Most of the talks dealt with abstractions above Hadoop; of these, the most prominent -- I believe everyone mentioned them at one time or another -- were Hive and Pig. Both are SQLish languages that optimize their queries into map and reduce jobs. eBay had its own variant on this, whose name I didn't write down; it was a special language meant to speed experiments on their recommendation engine. Someone loses an auction for, say, a 1998 Volkswagen; what's the best thing to suggest that they buy instead? They conduct thousands of these experiments per day, and they need a language to efficiently encode consumer-behavior patterns. Hadoop appears in the backend, but eBay and most of the other speakers quickly leave it behind. It's a testament to the technology's maturity that it has become something like electrical wiring: largely unnoticed, and there to serve the real action a couple layers up.
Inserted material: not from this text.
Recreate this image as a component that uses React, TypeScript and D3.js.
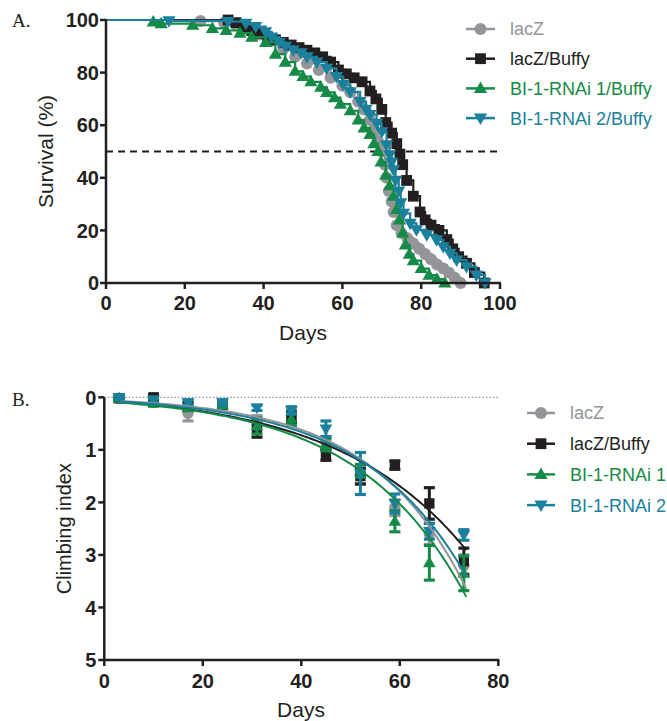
import React from "react";
import * as d3 from "d3";

// ---------- Shared ----------
const colors = ["#939598", "#231f20", "#168a47", "#1a809c"];
const shapes = ["circle", "square", "triUp", "triDown"];
const legendA = ["lacZ", "lacZ/Buffy", "BI-1-RNAi 1/Buffy", "BI-1-RNAi 2/Buffy"];
const legendB = ["lacZ", "lacZ/Buffy", "BI-1-RNAi 1", "BI-1-RNAi 2"];

// ---------- Panel A: survival (day, % surviving) ----------
const survLacZ: [number, number][] = [
  [0, 100], [24, 99.6], [30, 99], [33, 98], [36, 96.5], [39, 94.5], [42, 92], [45, 89], [48, 86],
  [51, 83.5], [54, 81], [57, 78], [60, 75], [62, 72.5], [64, 69], [65.5, 66], [67, 62], [68, 58],
  [69, 54], [70, 50], [70.8, 45], [71.2, 40], [71.8, 35], [72.5, 31], [73, 27], [73.8, 22], [75, 19],
  [76.5, 17], [78, 15], [79.5, 13], [81, 11], [82.5, 9], [84, 7], [85.6, 5.5], [87, 4], [88.5, 2], [90, 0],
];
const survLacZBuffy: [number, number][] = [
  [0, 100], [31, 100], [33, 99], [35, 97], [37, 96], [39, 95], [41, 93.5], [43, 92.5], [45, 91.5],
  [47, 90.5], [49, 89.5], [51, 88.5], [53, 87.5], [55, 86], [57, 84], [59, 81], [61, 79.5], [63, 78],
  [65, 76.5], [67, 73], [68.5, 70], [70, 66], [71, 61], [72.5, 57], [73.8, 53], [74.6, 49], [75.3, 45],
  [76.3, 39], [78, 33], [79.7, 27], [81, 24], [82.5, 22], [84.5, 20], [86.5, 16.5], [88, 13],
  [89.5, 10], [91.5, 7.5], [93.5, 4], [96, 0],
];
const survRNAi1: [number, number][] = [
  [0, 100], [12, 99.3], [14, 98.6], [22, 98], [27, 96.8], [30.5, 96], [34, 95], [37, 93.5],
  [40.5, 91.5], [43, 87], [45.5, 84], [48, 80.5], [50, 78.5], [52, 76.5], [54.5, 74.5], [56, 72.5],
  [58, 70.5], [59.5, 68], [62, 65.5], [64, 62], [65.5, 59], [67, 56.5], [68, 53], [69, 50], [69.8, 46],
  [71, 41], [72, 37], [73, 33], [73.8, 28], [74.5, 24], [75.3, 19], [76, 14.5], [77, 11], [78, 8.5],
  [80, 5.5], [82, 3], [84, 1.5], [86, 0],
];
const survRNAi2: [number, number][] = [
  [0, 100], [16, 99.7], [31, 99.4], [35.5, 98.7], [38, 97.5], [40.5, 95.5], [42, 93.5], [44, 91.5],
  [45.5, 90], [47.5, 88.6], [49.5, 87.5], [51, 86], [53.5, 84], [56, 81.6], [58.5, 78.5], [60.2, 75.5],
  [62, 72.7], [64.5, 69], [66, 66], [67, 64], [68.7, 60.7], [70, 57.5], [71.2, 52.5], [72, 48.7],
  [72.5, 46], [73, 43], [73.5, 39], [74.3, 35], [74.8, 30.5], [75.5, 26.5], [77.2, 22.7], [78.8, 20.2],
  [81.4, 18.3], [83.9, 16.4], [85.6, 13.8], [87.3, 11.3], [89, 8.7], [91.5, 6.2], [94, 3], [96.2, 0],
];
const survivalSeries = [survLacZ, survLacZBuffy, survRNAi1, survRNAi2];
const ticksA_x = [0, 20, 40, 60, 80, 100];
const ticksA_y = [0, 20, 40, 60, 80, 100];

// ---------- Panel B: climbing index ----------
const climbDays = [3, 10, 17, 24, 31, 38, 45, 52, 59, 66, 73];
const climbLacZ = [0.02, 0.1, 0.3, 0.15, 0.45, 0.35, 0.85, 1.5, 2.1, 2.6, 3.2];
const climbLacZErr = [0.03, 0.05, 0.15, 0.05, 0.1, 0.1, 0.1, 0.15, 0.15, 0.2, 0.2];
const climbLacZBuffy = [0.02, 0.0, 0.15, 0.15, 0.58, 0.38, 1.1, 1.5, 1.29, 2.02, 3.12];
const climbLacZBuffyErr = [0.03, 0.05, 0.05, 0.05, 0.18, 0.1, 0.1, 0.15, 0.08, 0.3, 0.25];
const climbRNAi1 = [0.02, 0.1, 0.2, 0.15, 0.55, 0.42, 0.9, 1.4, 2.36, 3.15, 3.35];
const climbRNAi1Err = [0.03, 0.07, 0.05, 0.05, 0.15, 0.12, 0.12, 0.12, 0.2, 0.33, 0.33];
const climbRNAi2 = [0.0, 0.05, 0.1, 0.1, 0.2, 0.25, 0.6, 1.45, 2.02, 2.55, 2.62];
const climbRNAi2Err = [0.03, 0.05, 0.05, 0.05, 0.05, 0.07, 0.15, 0.4, 0.18, 0.15, 0.1];
const climbMeans = [climbLacZ, climbLacZBuffy, climbRNAi1, climbRNAi2];
const climbErrs = [climbLacZErr, climbLacZBuffyErr, climbRNAi1Err, climbRNAi2Err];
// exponential fit parameters y = c + a * exp(k * day)
const fitA = [0.0803, 0.186, 0.136, 0.105];
const fitK = [0.052, 0.038, 0.0455, 0.0475];
const fitC = [-0.024, -0.128, -0.056, -0.041];
const ticksB_x = [0, 20, 40, 60, 80];
const ticksB_y = [0, 1, 2, 3, 4, 5];

const FONT = "'Liberation Sans', Arial, sans-serif";
const INK = "#231f20";

function Marker({ shape, x, y, color, size }: { shape: string; x: number; y: number; color: string; size: number }) {
  if (shape === "circle") return <circle cx={x} cy={y} r={size * 0.5} fill={color} />;
  if (shape === "square")
    return <rect x={x - size * 0.45} y={y - size * 0.45} width={size * 0.9} height={size * 0.9} fill={color} />;
  const h = size * 0.95;
  const w = size * 1.1;
  if (shape === "triUp")
    return <path d={`M${x},${y - h * 0.6}L${x + w / 2},${y + h * 0.4}L${x - w / 2},${y + h * 0.4}Z`} fill={color} />;
  return <path d={`M${x},${y + h * 0.6}L${x + w / 2},${y - h * 0.4}L${x - w / 2},${y - h * 0.4}Z`} fill={color} />;
}

export default function App() {
  // Panel A scales
  const xA = d3.scaleLinear().domain([0, 100]).range([106, 500]);
  const yA = d3.scaleLinear().domain([0, 100]).range([283, 20]);
  // Panel B scales
  const xB = d3.scaleLinear().domain([0, 80]).range([104.3, 498.3]);
  const yB = d3.scaleLinear().domain([0, 5]).range([397.3, 660]);

  const stepLine = d3
    .line<[number, number]>()
    .x((d) => xA(d[0]))
    .y((d) => yA(d[1]))
    .curve(d3.curveStepAfter);

  const fitDays = d3.range(3, 73.6, 0.5);

  return (
    <svg width={667} height={721} style={{ display: "block", position: "absolute", left: 0, top: 0 }}>
      <rect width={667} height={721} fill="#fff" />
      {/* Panel letters */}
      <text x={12} y={27} fontFamily="'Liberation Serif', 'Times New Roman', serif" fontSize={19} fill={INK}>A.</text>
      <text x={12} y={406} fontFamily="'Liberation Serif', 'Times New Roman', serif" fontSize={19} fill={INK}>B.</text>

      {/* ===== Panel A ===== */}
      <line x1={xA(0)} x2={xA(100)} y1={yA(50)} y2={yA(50)} stroke={INK} strokeWidth={2} strokeDasharray="7,5" />
      {survivalSeries.map((s, i) => (
        <g key={"sa" + i}>
          <path d={stepLine(s) || ""} fill="none" stroke={colors[i]} strokeWidth={2.2} />
          {s.slice(1).map((d, j) => (
            <Marker key={j} shape={shapes[i]} x={xA(d[0])} y={yA(d[1])} color={colors[i]} size={12} />
          ))}
        </g>
      ))}
      {/* axes A */}
      <line x1={xA(0)} x2={xA(0)} y1={yA(100) - 1} y2={yA(0)} stroke={INK} strokeWidth={2.5} />
      <line x1={xA(0) - 1} x2={xA(100) + 1} y1={yA(0)} y2={yA(0)} stroke={INK} strokeWidth={2.5} />
      {ticksA_y.map((t) => (
        <g key={"ya" + t}>
          <line x1={xA(0) - 6} x2={xA(0)} y1={yA(t)} y2={yA(t)} stroke={INK} strokeWidth={2.5} />
          <text x={xA(0) - 7} y={yA(t)} dy="0.36em" textAnchor="end" fontFamily={FONT} fontWeight="bold" fontSize={20} fill={INK}>{t}</text>
        </g>
      ))}
      {ticksA_x.map((t) => (
        <g key={"xa" + t}>
          <line x1={xA(t)} x2={xA(t)} y1={yA(0)} y2={yA(0) + 6} stroke={INK} strokeWidth={2.5} />
          <text x={xA(t)} y={yA(0) + 27} textAnchor="middle" fontFamily={FONT} fontWeight="bold" fontSize={20} fill={INK}>{t}</text>
        </g>
      ))}
      <text x={303} y={340} textAnchor="middle" fontFamily={FONT} fontSize={21} fill={INK}>Days</text>
      <text transform={`translate(53,${(yA(0) + yA(100)) / 2}) rotate(-90)`} textAnchor="middle" fontFamily={FONT} fontSize={21} fill={INK}>Survival (%)</text>
      {/* legend A */}
      {legendA.map((name, i) => {
        const y = 29 + i * 29.7;
        return (
          <g key={"la" + i}>
            <line x1={466} x2={495} y1={y} y2={y} stroke={colors[i]} strokeWidth={2.5} />
            <Marker shape={shapes[i]} x={480.5} y={y} color={colors[i]} size={12} />
            <text x={510} y={y} dy="0.36em" fontFamily={FONT} fontSize={18} fill={colors[i]}>{name}</text>
          </g>
        );
      })}

      {/* ===== Panel B ===== */}
      <line x1={xB(0)} x2={xB(80)} y1={yB(0)} y2={yB(0)} stroke="#777" strokeWidth={1} strokeDasharray="1.5,2" />
      {climbMeans.map((m, i) => (
        <g key={"cb" + i}>
          {m.map((v, j) => {
            const e = climbErrs[i][j];
            const x = xB(climbDays[j]);
            return (
              <g key={j}>
                <line x1={x} x2={x} y1={yB(v - e)} y2={yB(v + e)} stroke={colors[i]} strokeWidth={3} />
                <line x1={x - 5.5} x2={x + 5.5} y1={yB(v - e)} y2={yB(v - e)} stroke={colors[i]} strokeWidth={3.2} />
                <line x1={x - 5.5} x2={x + 5.5} y1={yB(v + e)} y2={yB(v + e)} stroke={colors[i]} strokeWidth={3.2} />
                <Marker shape={shapes[i]} x={x} y={yB(v)} color={colors[i]} size={11.5} />
              </g>
            );
          })}
        </g>
      ))}
      {fitA.map((a, i) => (
        <path
          key={"fit" + i}
          d={d3
            .line<number>()
            .x((d) => xB(d))
            .y((d) => yB(fitC[i] + a * Math.exp(fitK[i] * d)))(fitDays) || ""}
          fill="none"
          stroke={colors[i]}
          strokeWidth={2}
        />
      ))}
      {/* axes B */}
      <line x1={xB(0)} x2={xB(0)} y1={yB(0)} y2={yB(5)} stroke={INK} strokeWidth={2.5} />
      <line x1={xB(0) - 1} x2={xB(80) + 1} y1={yB(5)} y2={yB(5)} stroke={INK} strokeWidth={2.5} />
      {ticksB_y.map((t) => (
        <g key={"yb" + t}>
          <line x1={xB(0) - 6} x2={xB(0)} y1={yB(t)} y2={yB(t)} stroke={INK} strokeWidth={2.5} />
          <text x={xB(0) - 8} y={yB(t)} dy="0.36em" textAnchor="end" fontFamily={FONT} fontWeight="bold" fontSize={20} fill={INK}>{t}</text>
        </g>
      ))}
      {ticksB_x.map((t) => (
        <g key={"xb" + t}>
          <line x1={xB(t)} x2={xB(t)} y1={yB(5)} y2={yB(5) + 6} stroke={INK} strokeWidth={2.5} />
          <text x={xB(t)} y={yB(5) + 28} textAnchor="middle" fontFamily={FONT} fontWeight="bold" fontSize={20} fill={INK}>{t}</text>
        </g>
      ))}
      <text x={301} y={717} textAnchor="middle" fontFamily={FONT} fontSize={21} fill={INK}>Days</text>
      <text transform={`translate(71,${(yB(0) + yB(5)) / 2}) rotate(-90)`} textAnchor="middle" fontFamily={FONT} fontSize={20} fill={INK}>Climbing index</text>
      {/* legend B */}
      {legendB.map((name, i) => {
        const y = 413 + i * 30.7;
        return (
          <g key={"lb" + i}>
            <line x1={527} x2={555} y1={y} y2={y} stroke={colors[i]} strokeWidth={2.5} />
            <Marker shape={shapes[i]} x={541} y={y} color={colors[i]} size={12} />
            <text x={570} y={y} dy="0.36em" fontFamily={FONT} fontSize={18} fill={colors[i]}>{name}</text>
          </g>
        );
      })}
    </svg>
  );
}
For my money, the coolest use of Hadoop was Jake Hofman's analysis of the social graph. He notes that 30 or 40 years ago, one could do detailed analysis of very small (10-odd-node) networks, that today we can do high-level analysis of massive networks, and that the ideal would be that kind of intimate network knowledge at massive scale. To that end, he's developing a library to handle the sort of operators one wants to think about in any network: average number of in-links and out-links, the number of connected components in the network (e.g., are there really "six degrees of separation" between any two nodes on the graph?), some measure of "pagerank" for each node in the graph, etc., etc. Thinking at a productively high level about this stuff wasn't possible until we had the computation resources to walk massive graphs; walking the graph is something that can be done very efficiently in MapReduce/Hadoop.

(Indeed, it seems to me that the "social graph" as such has been all talk and little delivery. Those of us who don't work within Facebook or Google don't have access to the full graph; at most, we have access to the few hundred or thousand nodes immediately around us. Hofman suggested in his talk that Twitter's APIs are opening up the graph in a really useful way. This is exciting to me. Maybe we can finally start reasoning about the graph as a whole.)

I could go on about each of the other talks, but I won't; in the next few days, I'll try to compile all the Hadoop World slides for this blog's readers. Suffice it to say that the range of uses for Hadoop is fairly jaw-dropping, and the amount of architectural work being done behind the scenes by Yahoo et al. is humbling.

The great power of computer science is that it allows us to express previously inaccessible concepts using powerful abstractions, while tremendous work goes on behind the scenes that we never even need to think about. Alfred North Whitehead put it best in his Introduction to Mathematics:


It is a profoundly erroneous truism, repeated by all copy-books and by eminent people when they are making speeches, that we should cultivate the habit of thinking of what we are doing. The precise opposite is the case. Civilisation advances by extending the number of operations we can perform without thinking about them.


Hadoop is one important step in this evolution: a tool for making formerly daunting work possible.